American Ambassador Robert Tuttle and wife Maria Tuttle at Winfield House, London, May 2007

Winfield House is unique among American residences because it was originally a gift to the US Government. 

It has since been showered with riches in the form of antique furniture, paintings, porcelain, china, glass, chandeliers, objets d’art – all the things that make it the beautiful house visitors see today.

The first to use the house as the ambassadorial residence was Winthrop Aldrich. Ambassador and Mrs Aldrich moved in on January 18, 1955 after a significant restoration had taken place.

When Ambassador Elliot Richardson arrived in 1975 his wife said, ‘the house was absolutely wonderful. . . a joy to move into’ and when Ambassador Anne Armstrong moved in in 1976 she said: ‘I ran through the house like a kid, I’d never seen anything so beautiful. It was like fairyland and in such beautiful shape.’

Not only the Ambassadors, but other generous Americans contributed to the house, among them sugar baron Rionda Braga, who donated a bronze sculpture, ‘The Creation of Adam’ which stands in the garden to the right of the terrace.

Mr Braga felt that the statue’s motif, two hands inside a globe, signified British and American friendship.

Ambassador John Louis brought a platform tennis court and while  her was at Winfield House – from 1981 to 1983- Cary Grant visited it for the first time after the Second World War and the breakdown of his marriage.

Tears streamed down his face as he looked across the lawns from the Garden Room because of its beauty and thinking about his ex-wife Barbara Hutton.

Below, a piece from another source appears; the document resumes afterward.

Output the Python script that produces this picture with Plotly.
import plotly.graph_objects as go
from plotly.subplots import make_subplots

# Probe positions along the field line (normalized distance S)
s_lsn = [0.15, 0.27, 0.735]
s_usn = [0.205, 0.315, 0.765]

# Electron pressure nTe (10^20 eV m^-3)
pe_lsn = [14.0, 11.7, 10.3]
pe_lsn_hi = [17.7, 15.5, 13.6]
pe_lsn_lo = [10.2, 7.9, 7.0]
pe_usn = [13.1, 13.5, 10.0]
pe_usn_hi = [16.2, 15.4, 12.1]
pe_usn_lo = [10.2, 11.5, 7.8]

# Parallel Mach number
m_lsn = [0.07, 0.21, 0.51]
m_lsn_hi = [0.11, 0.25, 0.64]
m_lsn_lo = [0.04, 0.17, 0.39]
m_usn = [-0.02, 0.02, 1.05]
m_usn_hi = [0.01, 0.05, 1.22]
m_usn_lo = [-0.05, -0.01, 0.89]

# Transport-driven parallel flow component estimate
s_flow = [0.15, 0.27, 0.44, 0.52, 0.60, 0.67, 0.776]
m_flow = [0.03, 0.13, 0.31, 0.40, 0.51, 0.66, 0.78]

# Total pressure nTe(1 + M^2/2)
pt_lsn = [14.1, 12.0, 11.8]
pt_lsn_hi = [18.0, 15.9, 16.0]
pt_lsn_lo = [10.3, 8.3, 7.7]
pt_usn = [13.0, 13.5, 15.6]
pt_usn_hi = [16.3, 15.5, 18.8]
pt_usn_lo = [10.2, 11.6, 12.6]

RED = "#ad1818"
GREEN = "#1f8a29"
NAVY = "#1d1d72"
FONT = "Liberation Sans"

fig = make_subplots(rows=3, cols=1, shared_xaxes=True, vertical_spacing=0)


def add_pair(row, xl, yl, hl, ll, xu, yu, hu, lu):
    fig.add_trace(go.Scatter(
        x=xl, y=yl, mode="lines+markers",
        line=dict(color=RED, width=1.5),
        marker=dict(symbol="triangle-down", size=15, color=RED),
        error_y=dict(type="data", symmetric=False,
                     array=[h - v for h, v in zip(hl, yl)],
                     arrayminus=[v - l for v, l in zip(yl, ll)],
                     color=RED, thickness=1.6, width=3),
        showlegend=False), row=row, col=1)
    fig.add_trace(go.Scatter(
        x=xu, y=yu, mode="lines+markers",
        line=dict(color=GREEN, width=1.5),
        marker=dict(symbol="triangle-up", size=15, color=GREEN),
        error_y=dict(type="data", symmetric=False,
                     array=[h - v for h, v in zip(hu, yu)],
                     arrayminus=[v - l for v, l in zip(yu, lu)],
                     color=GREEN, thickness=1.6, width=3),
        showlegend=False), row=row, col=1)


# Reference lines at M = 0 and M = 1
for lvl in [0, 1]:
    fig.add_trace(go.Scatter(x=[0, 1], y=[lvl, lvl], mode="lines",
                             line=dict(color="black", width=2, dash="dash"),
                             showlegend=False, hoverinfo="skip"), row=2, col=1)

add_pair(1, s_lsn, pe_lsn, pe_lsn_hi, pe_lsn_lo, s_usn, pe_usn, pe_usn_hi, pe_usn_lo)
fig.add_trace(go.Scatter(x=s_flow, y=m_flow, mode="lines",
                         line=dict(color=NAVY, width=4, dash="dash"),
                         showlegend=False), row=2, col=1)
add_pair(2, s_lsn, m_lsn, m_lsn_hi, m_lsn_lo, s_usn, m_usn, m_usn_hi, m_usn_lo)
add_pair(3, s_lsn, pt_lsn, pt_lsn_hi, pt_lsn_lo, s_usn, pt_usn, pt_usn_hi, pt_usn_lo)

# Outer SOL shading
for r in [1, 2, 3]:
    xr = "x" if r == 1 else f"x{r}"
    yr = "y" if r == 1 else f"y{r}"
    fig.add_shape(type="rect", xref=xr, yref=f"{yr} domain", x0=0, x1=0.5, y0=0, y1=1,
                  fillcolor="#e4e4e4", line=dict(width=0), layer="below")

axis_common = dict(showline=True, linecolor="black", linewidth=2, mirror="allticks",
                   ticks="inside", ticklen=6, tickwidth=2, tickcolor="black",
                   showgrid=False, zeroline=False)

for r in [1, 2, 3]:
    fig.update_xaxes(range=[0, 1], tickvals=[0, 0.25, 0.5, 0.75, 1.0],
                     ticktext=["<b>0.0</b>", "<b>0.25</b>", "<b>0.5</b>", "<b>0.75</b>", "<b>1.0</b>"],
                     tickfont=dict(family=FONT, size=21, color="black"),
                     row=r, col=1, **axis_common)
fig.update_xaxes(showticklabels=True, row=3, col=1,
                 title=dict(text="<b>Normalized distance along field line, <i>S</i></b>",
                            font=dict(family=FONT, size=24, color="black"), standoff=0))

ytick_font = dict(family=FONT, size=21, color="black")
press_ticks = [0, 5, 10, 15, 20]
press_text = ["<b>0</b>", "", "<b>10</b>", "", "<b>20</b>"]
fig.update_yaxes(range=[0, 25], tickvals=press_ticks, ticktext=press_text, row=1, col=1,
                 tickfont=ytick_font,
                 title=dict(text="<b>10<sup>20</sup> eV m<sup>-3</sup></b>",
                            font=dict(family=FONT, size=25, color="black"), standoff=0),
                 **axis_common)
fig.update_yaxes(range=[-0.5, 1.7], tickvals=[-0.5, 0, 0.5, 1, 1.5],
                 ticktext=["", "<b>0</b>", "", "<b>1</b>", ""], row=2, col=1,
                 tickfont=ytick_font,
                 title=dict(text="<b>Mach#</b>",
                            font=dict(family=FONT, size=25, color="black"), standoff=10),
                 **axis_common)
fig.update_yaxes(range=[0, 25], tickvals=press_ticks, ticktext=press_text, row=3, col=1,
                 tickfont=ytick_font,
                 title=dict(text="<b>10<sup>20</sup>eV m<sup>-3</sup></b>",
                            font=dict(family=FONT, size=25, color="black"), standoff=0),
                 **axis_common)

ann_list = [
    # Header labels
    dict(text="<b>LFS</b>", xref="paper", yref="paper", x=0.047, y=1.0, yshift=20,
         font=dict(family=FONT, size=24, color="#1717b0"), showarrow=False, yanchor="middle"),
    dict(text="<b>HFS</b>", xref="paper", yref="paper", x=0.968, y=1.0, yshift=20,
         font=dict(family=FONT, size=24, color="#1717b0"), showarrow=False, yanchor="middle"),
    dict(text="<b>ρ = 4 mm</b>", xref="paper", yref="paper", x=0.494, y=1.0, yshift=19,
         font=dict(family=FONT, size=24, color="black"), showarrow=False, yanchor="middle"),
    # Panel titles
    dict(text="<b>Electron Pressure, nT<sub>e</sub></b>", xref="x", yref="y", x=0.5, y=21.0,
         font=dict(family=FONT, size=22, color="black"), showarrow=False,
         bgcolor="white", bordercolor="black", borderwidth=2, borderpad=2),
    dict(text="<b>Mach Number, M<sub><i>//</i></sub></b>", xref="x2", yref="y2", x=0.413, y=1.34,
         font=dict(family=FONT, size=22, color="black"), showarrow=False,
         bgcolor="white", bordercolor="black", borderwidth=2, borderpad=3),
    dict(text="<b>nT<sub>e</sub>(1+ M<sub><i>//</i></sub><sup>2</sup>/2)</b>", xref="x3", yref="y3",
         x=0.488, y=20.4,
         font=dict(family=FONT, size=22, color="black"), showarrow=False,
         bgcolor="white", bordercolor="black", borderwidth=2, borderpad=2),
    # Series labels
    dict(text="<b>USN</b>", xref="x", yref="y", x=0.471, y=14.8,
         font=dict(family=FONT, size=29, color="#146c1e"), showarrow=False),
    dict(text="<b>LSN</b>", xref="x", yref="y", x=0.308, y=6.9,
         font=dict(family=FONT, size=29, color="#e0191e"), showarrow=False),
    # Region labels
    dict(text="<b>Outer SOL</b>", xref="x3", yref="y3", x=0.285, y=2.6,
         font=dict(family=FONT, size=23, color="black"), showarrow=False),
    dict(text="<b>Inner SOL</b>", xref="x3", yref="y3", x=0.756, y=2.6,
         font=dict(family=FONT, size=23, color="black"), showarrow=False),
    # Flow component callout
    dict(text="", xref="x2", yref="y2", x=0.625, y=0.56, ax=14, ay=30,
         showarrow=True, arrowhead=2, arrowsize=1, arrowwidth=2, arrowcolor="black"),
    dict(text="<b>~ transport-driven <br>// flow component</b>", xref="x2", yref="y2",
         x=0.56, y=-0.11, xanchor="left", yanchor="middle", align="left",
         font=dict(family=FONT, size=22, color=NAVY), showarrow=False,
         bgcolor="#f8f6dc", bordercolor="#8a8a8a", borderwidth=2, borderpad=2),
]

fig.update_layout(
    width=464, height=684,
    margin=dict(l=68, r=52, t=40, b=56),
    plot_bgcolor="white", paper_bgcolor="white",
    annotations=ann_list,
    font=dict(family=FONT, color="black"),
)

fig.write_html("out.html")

Today Winfield House continues the tradition of receiving a host of distinguished guests.  Over the years these have included the Queen and other members of the royal family, and many other prominent figures in business, politics, diplomacy, banking, the armed services, education and the arts.

The late Princess Diana once brought Princes William and Harry to see the presidential helicopter Marine One parked on the lawn.

Visiting US presidents traditionally stay at the residence, watched over by portraits of their predecessors, some of whom served as both President of the United States and U.S. envoys to London. 

President George Bush met President Mikhail Gorbachev there during the 1991 G-7 Summit.

President Reagan was a frequent visitor. More recently, Senator George Mitchell hosted participants in the Northern Ireland Peace Process at Winfield House during his review of the Good Friday agreement in November 1999. 

President Obama also stayed there and hosted a reception for the Queen and Prince Philip.